Pero además, como dijimos al principio, la obra está concebida por Víctor Hugo como una auténtica denuncia frente a los abolicionistas que en su época pretendían destruir el gótico de París. En sus páginas vemos como el escritor hace una cerrada defensa del arte, una loa a esa catedral que imponente y silenciosa, hermosa y digna, presidía París. Tan es así que la iglesia es algo más que un escenario, casi se podría decir que es un personaje más, con el que el resto tiene una u otra relación. Phoebus y la catedral, Esmeralda y la catedral, Frollo y la catedral, y, sobre todo, Quasimodo y la catedral. A todos habla, a todos dice algo, todos guardan un sentimiento para ella. La catedral, en la novela, es refugio y guarida, denuncia de la conciencia y símbolo, a su manera, de la unidad.

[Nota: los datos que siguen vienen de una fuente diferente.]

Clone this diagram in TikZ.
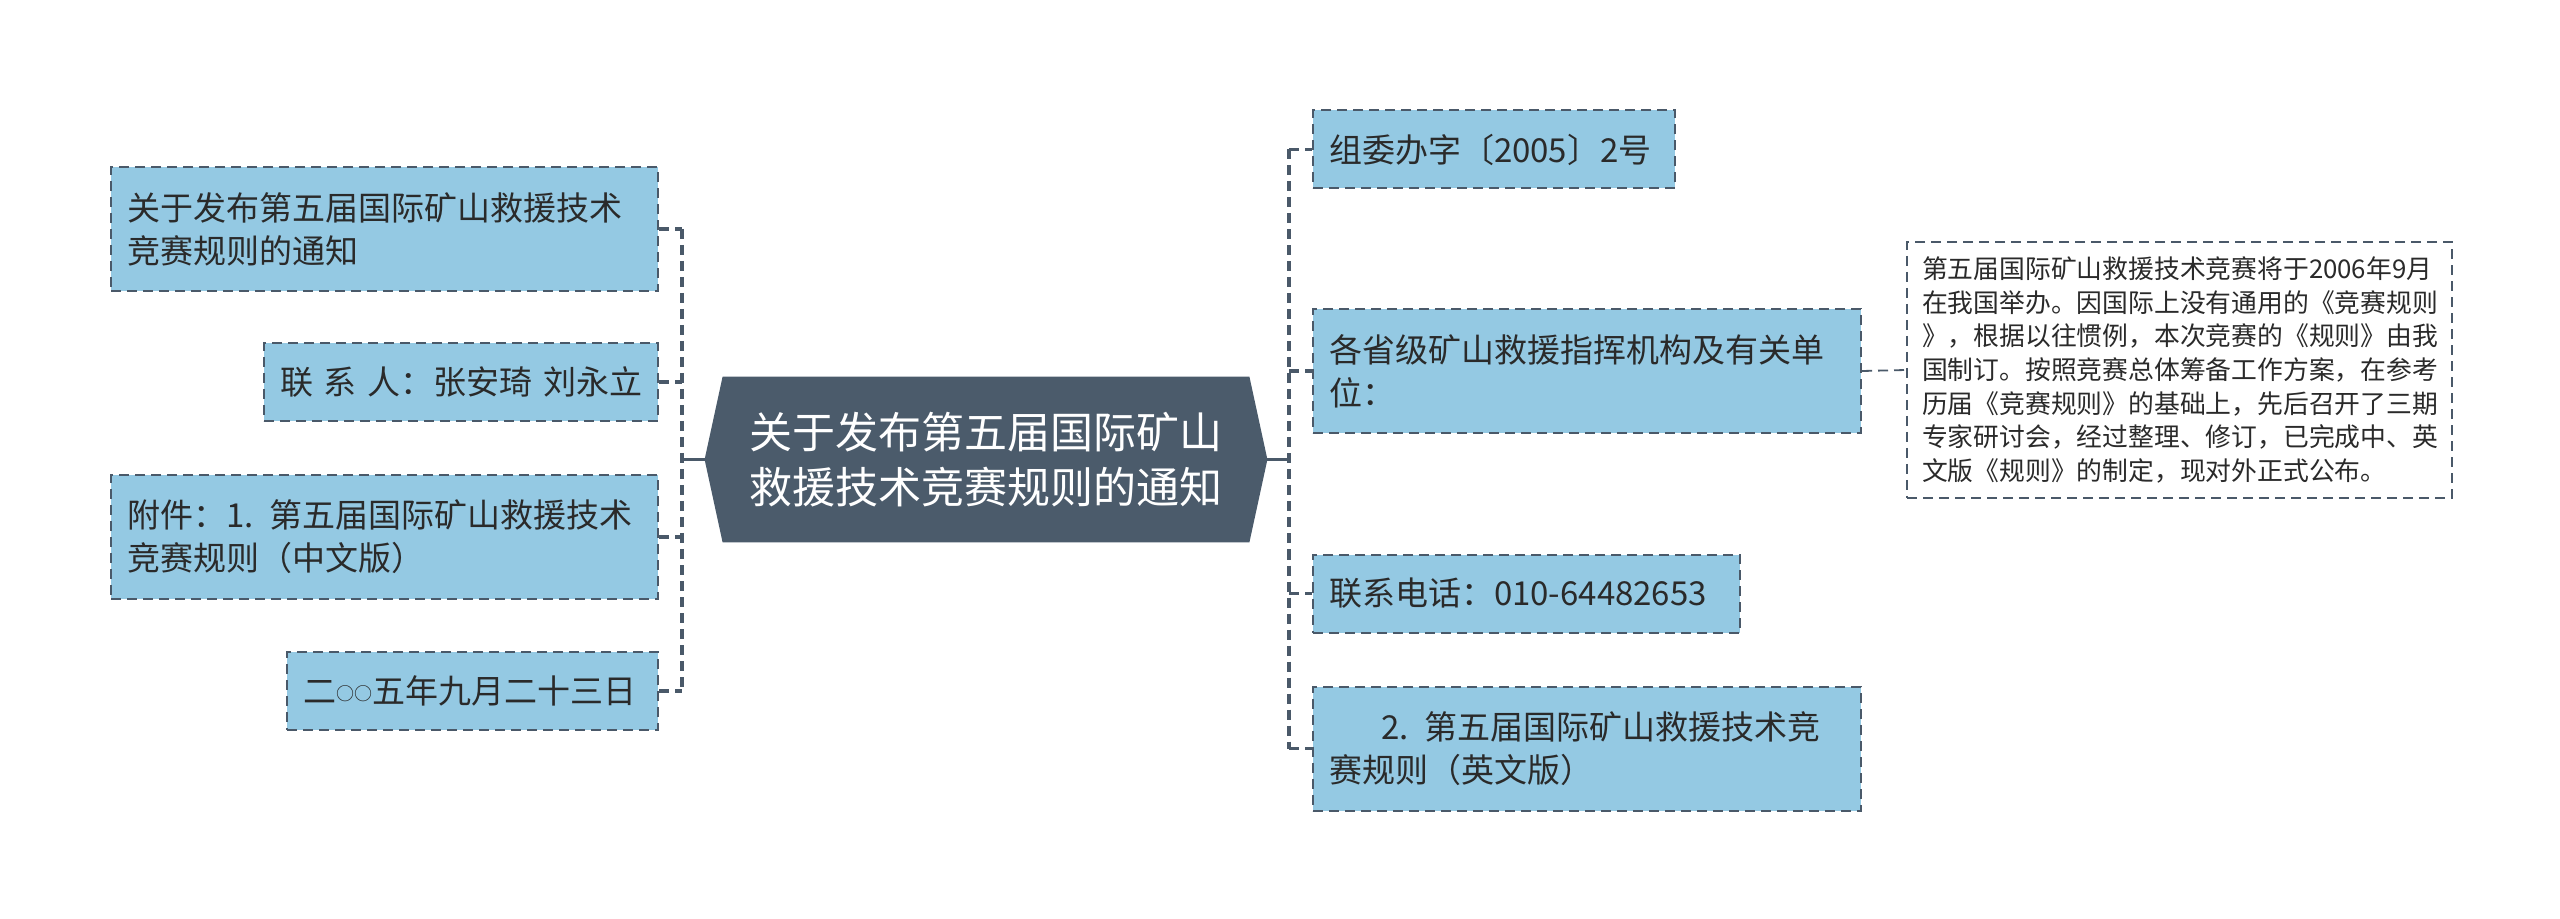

Sobre los personajes, cabe reseñar que, al igual que con Los Miserables, Victor Hugo también analiza su comportamiento, tratando de hundir la historia en el origen de sus personajes para explicarnos sus motivos. En ese sentido, vemos como cada uno tiene una historia detrás y una evolución coherente a lo largo de sus páginas. 

El libro, tan vendido después del incendio, es, en fin, por derecho propio, una obra maestra. Que no venga otro fuego a tener que recordárnoslo.